Despair or Defiance? Assessing Turnout Effects of Election Misinformation

Working Paper
Publication date: 
07/2021
Authors: 
Jonathan Green
William Hobbs
Stefan McCabe
David Lazer
Despair or Defiance? Assessing Turnout Effects of Election Misinformation

Following the 2020 general election, Republican elected officials, including then-President Donald Trump, promoted conspiracy theories claiming that Joe Biden's close victory in Georgia was fraudulent. Extant literature suggests multiple hypotheses regarding effects these conspiracy theories could have had on Republican turnout in the Senate runoff elections that took place the following January.
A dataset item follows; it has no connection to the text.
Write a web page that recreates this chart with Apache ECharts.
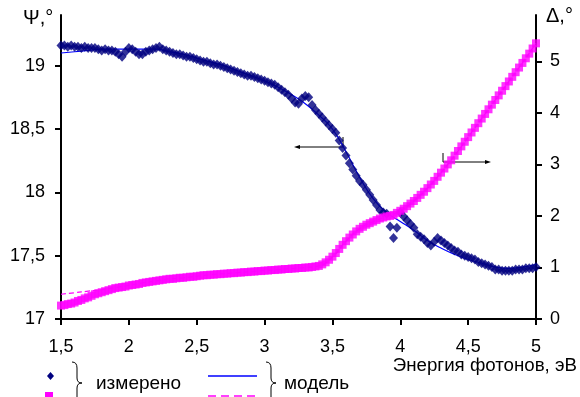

Conspiracies regarding rigged elections could signal that voting doesn't matter, lowering adherants' external efficacy and decreasing their likelihood of voting relative to otherwise similar non-adherents. Conspiracy theories could also stoke political anger at out-partisans, which would predict heightened commitment to voting as a means to address the threat posed by political opponents' supposed election theft. We test these hypotheses by combining behavioral measures of engagement with election conspiracies and administrative data on voter turnout at the individual level by linking the accounts of 40,000 Twitter users in Georgia to the voter file. We find limited turnout effects - liking or sharing retweets opposed to conspiracy theories was associated with higher turnout in the runoff election and, among more active users, those who liked or shared tweets promoting fraud-related conspiract theories were less likely to vote.

This is a draft working paper. This research has not yet been peer reviewed.